London, Europe Brief News – The ripple effects of the Ukraine crisis have disrupted energy and food markets. Among many other factors, supply chain disruptions and price spikes in key commodities have been pushing the world towards a precarious inflationary surge.
This will have immediate and devastating effects on household welfare—with those in poverty and near-poverty typically hit hardest due to their higher energy and food budget share— posing significant policy challenges to governments during the response.
To win an economy that works for people and planet, we need a new approach to inflation.
Food and energy response
Facing high debt levels and rising borrowing costs, policymakers should prioritize targeted support through social safety nets to the most vulnerable people. In some countries, this might entail providing discounts on utility bills (for basic usage) to vulnerable low- and middle-income families. Allowing energy prices to adjust is crucial to preserving broader incentives to curb energy use and increase supply. Faced with long-lasting supply shocks and broad-based inflation, governments should not attempt to limit price increases through price controls, subsidies, or tax cuts. Such a move would be costly to budgets and ultimately ineffective. With limited resources, many low-income countries will need greater global efforts in humanitarian assistance and emergency financing.
In a time of high inflation, policies to address high food and energy prices should not add to aggregate demand. Demand pressures force central banks to raise interest rates even higher, making it more expensive to service government debt. A tightening fiscal stance sends a powerful signal that policymakers are aligned in their fight against inflation.
Fostering economic resilience
Our report highlights that governments need to build resilience over time to a range of adverse shocks. The pandemic and the global financial crisis have shown that governments must prepare for rainy days. Building fiscal buffers gradually would eventually allow policymakers to respond swiftly and flexibly to crises.
Several fiscal tools that have proved useful during the pandemic can be made part of a more permanent toolkit, depending on countries’ capacity and available fiscal space. Job-retention schemes, for example, proved effective during the pandemic by stabilizing more than 40 percent of individual income loss in the European Union. Exceptional financial support to companies can prevent widespread bankruptcies.
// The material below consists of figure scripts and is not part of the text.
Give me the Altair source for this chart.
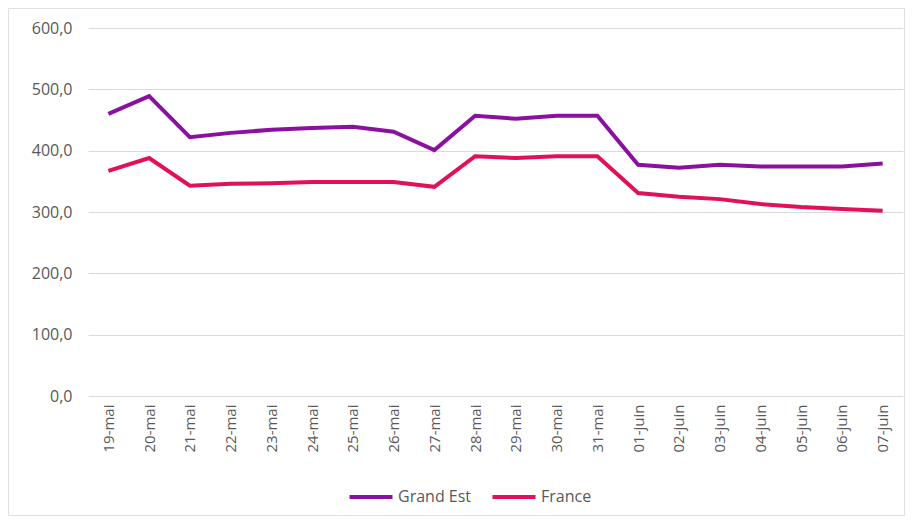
import altair as alt
import pandas as pd

dates = ["19-mai", "20-mai", "21-mai", "22-mai", "23-mai", "24-mai", "25-mai",
         "26-mai", "27-mai", "28-mai", "29-mai", "30-mai", "31-mai",
         "01-juin", "02-juin", "03-juin", "04-juin", "05-juin", "06-juin", "07-juin"]
grand_est = [460, 489, 422, 429, 434, 437, 439, 431, 401, 457, 452, 457, 457,
             377, 372, 377, 374, 374, 374, 379]
france = [367, 388, 343, 346, 347, 349, 349, 349, 341, 391, 388, 391, 391,
          331, 325, 321, 313, 308, 305, 302]
series = ["Grand Est", "France"]
colors = ["#8C10A0", "#E0105A"]

rows = []
for name, vals in zip(series, [grand_est, france]):
    for d, v in zip(dates, vals):
        rows.append({"date": d, "serie": name, "value": v})
df = pd.DataFrame(rows)

FONT = "Open Sans"
GREY = "#595959"

lines = alt.Chart(df).mark_line(strokeWidth=4).encode(
    x=alt.X("date:N", sort=dates, title=None,
            scale=alt.Scale(type="point", padding=0.5),
            axis=alt.Axis(labelAngle=270, labelFont=FONT, labelFontSize=15,
                          labelColor=GREY, ticks=False, domain=False,
                          labelPadding=8, grid=False, labelBaseline="middle",
                          labelAlign="right")),
    y=alt.Y("value:Q", title=None,
            scale=alt.Scale(domain=[0, 600], nice=False),
            axis=alt.Axis(values=[0, 100, 200, 300, 400, 500, 600],
                          labelExpr="replace(format(datum.value, '.1f'), '.', ',')",
                          labelFont=FONT, labelFontSize=16, labelColor=GREY,
                          ticks=False, domain=False, labelPadding=16,
                          grid=True, gridColor="#D9D9D9", gridWidth=1)),
    color=alt.Color("serie:N", sort=series,
                    scale=alt.Scale(domain=series, range=colors),
                    legend=alt.Legend(title=None, orient="none", direction="horizontal",
                                      legendX=259, legendY=445,
                                      symbolType="stroke", symbolSize=1850,
                                      symbolStrokeWidth=4, labelOffset=3,
                                      labelFont=FONT, labelFontSize=16,
                                      labelColor=GREY, columnPadding=12)),
)

border = alt.Chart(pd.DataFrame({"a": [0]})).mark_rect(
    fill="white", fillOpacity=0, stroke="#E0E0E0", strokeWidth=1, clip=False
).encode(
    x=alt.value(-79.5), x2=alt.value(816.5), y=alt.value(-19.5), y2=alt.value(487.5)
)

chart = alt.layer(border, lines).properties(
    width=815, height=368,
    autosize=alt.AutoSizeParams(type="none"),
    padding={"left": 80, "top": 20, "right": 2, "bottom": 120},
    background="white",
).configure_view(stroke=None)

chart.save("out.html", embed_options={"renderer": "svg", "actions": False})
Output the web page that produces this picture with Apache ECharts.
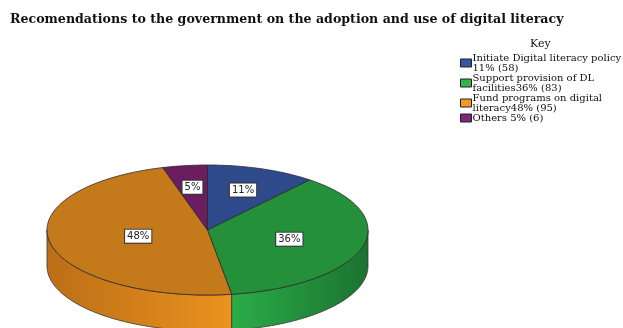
<!DOCTYPE html>
<html>
<head>
<meta charset="utf-8">
<script src="https://cdn.jsdelivr.net/npm/echarts@6/dist/echarts.min.js"></script>
<style>html,body{margin:0;padding:0;background:#fff}#c{width:623px;height:328px}</style>
</head>
<body>
<div id="c"></div>
<script>
// ---- data ----
const categories = ['Initiate Digital literacy policy', 'Support provision of DL facilities', 'Fund programs on digital literacy', 'Others'];
const percents = [11.0, 36.6, 47.9, 4.5];
const counts = [58, 83, 95, 6];
const sliceLabels = ['11%', '36%', '48%', '5%'];
const legendLabels = ['Initiate Digital literacy policy\n11% (58)', 'Support provision of DL\nfacilities36% (83)', 'Fund programs on digital\nliteracy48% (95)', 'Others 5% (6)'];
const titleText = 'Recomendations to the government on the adoption and use of digital literacy';
const legendTitle = 'Key';

// ---- style ----
const topColors = ['#2F4A8B', '#24913A', '#C47A1A', '#6A1E5F'];
const sideLight = ['#3A5AA8', '#2BAC48', '#EB931F', '#7B2A70'];
const sideDark = ['#22386A', '#1B7330', '#BC6E17', '#4E1545'];
const legendColors = ['#3656A5', '#36B34B', '#F29A26', '#7A2A78'];
const geo = { cx: 207.5, cy: 230, rx: 160.5, ry: 65, depth: 36 };

const total = percents.reduce((a, b) => a + b, 0);
function sliceAngles(i) {
  let s = 0;
  for (let j = 0; j < i; j++) s += percents[j];
  return [s / total * 2 * Math.PI, (s + percents[i]) / total * 2 * Math.PI];
}
function pt(t, dy) { return [geo.cx + geo.rx * Math.sin(t), geo.cy - geo.ry * Math.cos(t) + (dy || 0)]; }
function arc(a, b, dy) {
  const n = Math.max(2, Math.ceil((b - a) / (Math.PI / 180)));
  const p = [];
  for (let k = 0; k <= n; k++) p.push(pt(a + (b - a) * k / n, dy));
  return p;
}

function renderSide(params, api) {
  const i = api.value(0);
  const [a, b] = sliceAngles(i);
  const a2 = Math.max(a, Math.PI / 2), b2 = Math.min(b, 3 * Math.PI / 2);
  if (a2 >= b2) return null;
  const pts = arc(a2, b2, 0).concat(arc(a2, b2, geo.depth).reverse());
  return {
    type: 'polygon',
    shape: { points: pts },
    style: {
      fill: {
        type: 'linear', x: geo.cx - geo.rx, y: 0, x2: geo.cx + geo.rx, y2: 0, global: true,
        colorStops: [
          { offset: 0, color: sideDark[i] },
          { offset: 0.576, color: sideLight[i] },
          { offset: 1, color: sideDark[i] }
        ]
      },
      stroke: '#333', lineWidth: 0.8
    }
  };
}

function renderTop(params, api) {
  const i = api.value(0);
  const [a, b] = sliceAngles(i);
  const pts = [[geo.cx, geo.cy]].concat(arc(a, b, 0));
  const alpha = b - a;
  const f = 4 * Math.sin(alpha / 2) / (3 * alpha);
  const mid = (a + b) / 2;
  const lx = geo.cx + geo.rx * f * Math.sin(mid);
  const ly = geo.cy - geo.ry * f * Math.cos(mid);
  return {
    type: 'group',
    children: [
      { type: 'polygon', shape: { points: pts }, style: { fill: topColors[i], stroke: '#2a2a2a', lineWidth: 0.8 } },
      {
        type: 'text', x: lx, y: ly, z2: 10,
        style: {
          text: sliceLabels[i], fill: '#222', font: '10px "DejaVu Sans"',
          align: 'center', verticalAlign: 'middle',
          backgroundColor: '#fff', borderColor: '#333', borderWidth: 1, padding: [2, 2, 1, 2]
        }
      }
    ]
  };
}

const series = [{
  type: 'custom', name: '__side', coordinateSystem: 'none', z: 1, silent: true,
  renderItem: renderSide, data: categories.map((c, i) => [i])
}];
categories.forEach((c, i) => {
  series.push({
    type: 'custom', name: c, coordinateSystem: 'none', z: 2, silent: true,
    itemStyle: { color: legendColors[i] },
    renderItem: renderTop, data: [[i]]
  });
});

const chart = echarts.init(document.getElementById('c'), null, { renderer: 'canvas' });
chart.setOption({
  animation: false,
  title: [
    { text: titleText, left: 10, top: 13, padding: 0, textStyle: { fontFamily: 'DejaVu Serif', fontWeight: 'bold', fontSize: 12.6, color: '#111' } },
    { text: legendTitle, left: 530, top: 39, padding: 0, textStyle: { fontFamily: 'DejaVu Serif', fontWeight: 'normal', fontSize: 11, color: '#111' } }
  ],
  legend: {
    orient: 'vertical', left: 460, top: 53, padding: 0,
    itemWidth: 11, itemHeight: 8, itemGap: 0,
    icon: 'rect',
    itemStyle: { borderColor: '#222', borderWidth: 1 },
    data: categories.map((c, i) => ({ name: c, itemStyle: { color: legendColors[i] } })),
    formatter: name => legendLabels[categories.indexOf(name)],
    textStyle: { fontFamily: 'DejaVu Serif', fontSize: 10, lineHeight: 10, color: '#111', padding: [0, 0, 0, -4] }
  },
  series: series
});
</script>
</body>
</html>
But such support should be reserved for severe crises as it exposes governments to sizable fiscal risks.
More generally, social safety nets help people bounce back from unemployment, sickness, or poverty, making them more resilient to a broad set of challenges. Such systems can be made readily scalable and better targeted with the help of digital technology.
We have seen how major global crises during the past decade-and-a-half have led to innovative and forceful fiscal responses. Countries should rethink the role of fiscal policy in a shock-prone era and learn from experiences across the world.